For simplicity we can consider that the structure factor \(\frac{R}{p}\) is fixed and defines a class of propellers. Among those propellers developing a certain level of thrust (vertical force) $T$ requires a power

\[P \sim \frac{\sqrt{T^3}}{R}\]

thus implying that the most efficient hovering is done with large propellers driven at low frequency. It should also be a large pitch propeller, given that we have assumed \(\frac{R}{p}\) is constant.

Getting back to the Blackbird driving downwind we have the equation:

\[T=K\left(\frac{R}{p}\right)\rho_{air} f R^2 p (f p - V + V_{wind})\]

It is tempting to assume that the coupling between the propeller and the wheels which \(f*d=V\) (\(d\) is also the length linking torque on the propeller and linear force on the wheels) will reduce to \(f*p=V\) in some reference frame. In this case

\[F=K\left(\frac{R}{p}\right) \rho_{air} R^2 V V_{wind}\]

which shows that it is the wind which drives the vehicle in front of it. The relation \(f*p=V\) could be the link to a geometrical interpretation of the “Down Wind Faster than Wind” mode of propulsion. As in the video above the propeller could be viewed as a wheel rolling on an imaginary track moving with the wind. We use the symbol \(F\) because this force driving the vehicle is not exactly the propeller thrust, and describes the action of the wind and the reaction of the wheels.

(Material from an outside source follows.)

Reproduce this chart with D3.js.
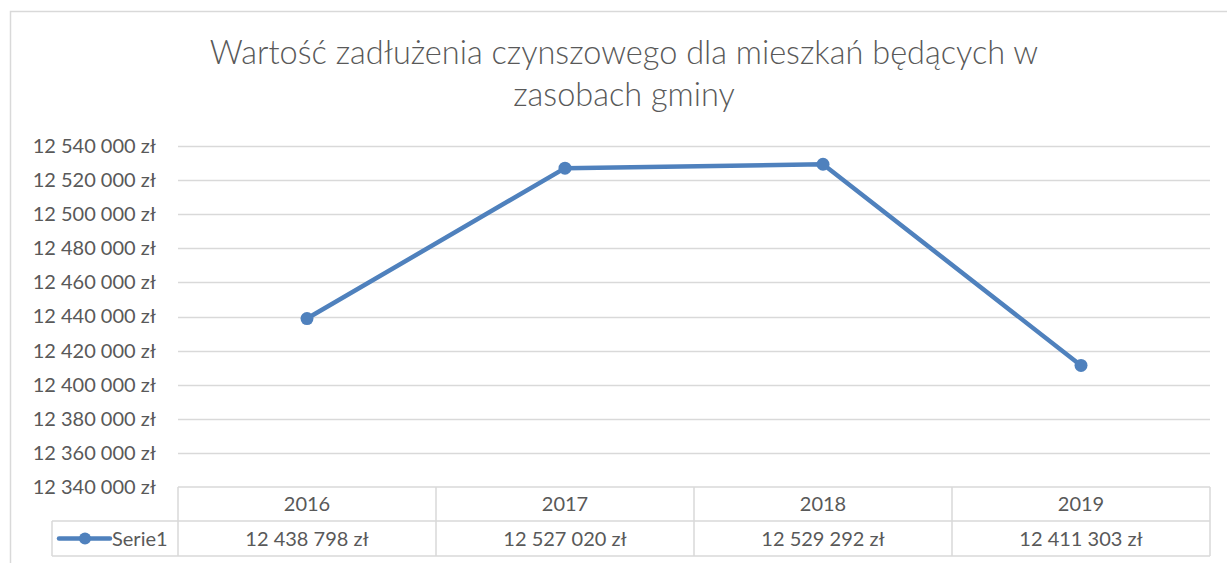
<!DOCTYPE html>
<html><head><meta charset="utf-8">
<script src="https://cdnjs.cloudflare.com/ajax/libs/d3/7.8.5/d3.min.js"></script>
<style>body{margin:0;background:#fff}svg{display:block}text{font-family:Lato,"Open Sans",sans-serif}</style>
</head><body><svg id="c" width="1227" height="563"></svg>
<script>
const titleLines = ["Wartość zadłużenia czynszowego dla mieszkań będących w", "zasobach gminy"];
const years = ["2016", "2017", "2018", "2019"];
const values = [12438798, 12527020, 12529292, 12411303];
const seriesName = "Serie1";
const yTicks = [12340000, 12360000, 12380000, 12400000, 12420000, 12440000, 12460000, 12480000, 12500000, 12520000, 12540000];

const svg = d3.select("#c");
const locale = d3.formatLocale({decimal: ",", thousands: " ", grouping: [3], currency: ["", " zł"]});
const fmt = v => locale.format(",")(v) + " zł";
const textCol = "#595959", gridCol = "#d9d9d9", lineCol = "#4f81bd";
const fs = 20;

// outer border
svg.append("rect").attr("x", 10.5).attr("y", 11.5).attr("width", 1300).attr("height", 600)
  .attr("fill", "none").attr("stroke", gridCol).attr("stroke-width", 1.5);

// title
svg.append("text").attr("x", 624).attr("text-anchor", "middle").attr("fill", textCol)
  .attr("font-size", 32.5).attr("font-weight", 300)
  .selectAll("tspan").data(titleLines).join("tspan")
  .attr("x", 624).attr("y", (d, i) => 64 + i * 42).text(d => d);

const x = d3.scaleBand().domain(years).range([178, 1210]);
const y = d3.scaleLinear().domain([12340000, 12540000]).range([487, 146]);

// gridlines
svg.append("g").selectAll("line").data(yTicks.slice(1)).join("line")
  .attr("x1", 178).attr("x2", 1210).attr("y1", d => Math.round(y(d)) + 0.5).attr("y2", d => Math.round(y(d)) + 0.5)
  .attr("stroke", gridCol).attr("stroke-width", 1.3);

// y axis labels
const yAxis = d3.axisLeft(y).tickValues(yTicks).tickFormat(fmt).tickSize(0).tickPadding(22);
const ga = svg.append("g").attr("transform", "translate(178,0)").call(yAxis);
ga.select(".domain").remove();
ga.selectAll("text").attr("fill", textCol).attr("font-size", fs).style("font-family", "Lato");

// data table
const rowTop = 487, rowMid = 521, rowBot = 556;
const tg = svg.append("g").attr("stroke", gridCol).attr("stroke-width", 1.5).attr("fill", "none");
tg.append("line").attr("x1", 178).attr("x2", 1210).attr("y1", rowTop).attr("y2", rowTop);
tg.append("line").attr("x1", 52).attr("x2", 1210).attr("y1", rowMid).attr("y2", rowMid);
tg.append("line").attr("x1", 52).attr("x2", 1210).attr("y1", rowBot).attr("y2", rowBot);
tg.append("line").attr("x1", 52).attr("x2", 52).attr("y1", rowMid).attr("y2", rowBot);
const bounds = years.map(d => x(d)).concat([x.range()[1]]);
tg.selectAll(".v").data(bounds).join("line").attr("class", "v")
  .attr("x1", d => d).attr("x2", d => d).attr("y1", rowTop).attr("y2", rowBot);

svg.append("g").selectAll("text").data(years).join("text")
  .attr("x", d => x(d) + x.bandwidth() / 2).attr("y", (rowTop + rowMid) / 2 + 7)
  .attr("text-anchor", "middle").attr("fill", textCol).attr("font-size", fs).text(d => d);
svg.append("g").selectAll("text").data(values).join("text")
  .attr("x", (d, i) => x(years[i]) + x.bandwidth() / 2).attr("y", (rowMid + rowBot) / 2 + 7)
  .attr("text-anchor", "middle").attr("fill", textCol).attr("font-size", fs).text(d => fmt(d));

// legend key
const ly = (rowMid + rowBot) / 2;
svg.append("line").attr("x1", 59).attr("x2", 110).attr("y1", ly).attr("y2", ly)
  .attr("stroke", lineCol).attr("stroke-width", 4.5).attr("stroke-linecap", "round");
svg.append("circle").attr("cx", 85).attr("cy", ly).attr("r", 6).attr("fill", lineCol);
svg.append("text").attr("x", 112).attr("y", ly + 7).attr("fill", textCol).attr("font-size", fs).text(seriesName);

// line + markers
const pts = years.map((d, i) => [x(d) + x.bandwidth() / 2, y(values[i])]);
svg.append("path").attr("d", d3.line()(pts)).attr("fill", "none").attr("stroke", lineCol)
  .attr("stroke-width", 4.5).attr("stroke-linejoin", "round").attr("stroke-linecap", "round");
svg.append("g").selectAll("circle").data(pts).join("circle")
  .attr("cx", d => d[0]).attr("cy", d => d[1]).attr("r", 6.5).attr("fill", lineCol);
</script></body></html>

If I understand correctly the Blackbird can move both downwind and upwind. In the upwind direction the propeller acts as a wind turbine driving the wheels. The question is what happens if the land-yacht is stationary \(V=0\). Which way does it go? The last formula implies that the force is zero (small?) for stationary vehicles. Thus the \(V=0\) state is an equilibrium one, but non-stationary. Small perturbations will start the motion. My guess is that the relationship between the pitch of the propeller and the mechanics of the wheel-propeller coupling will determine which is the more probable mode.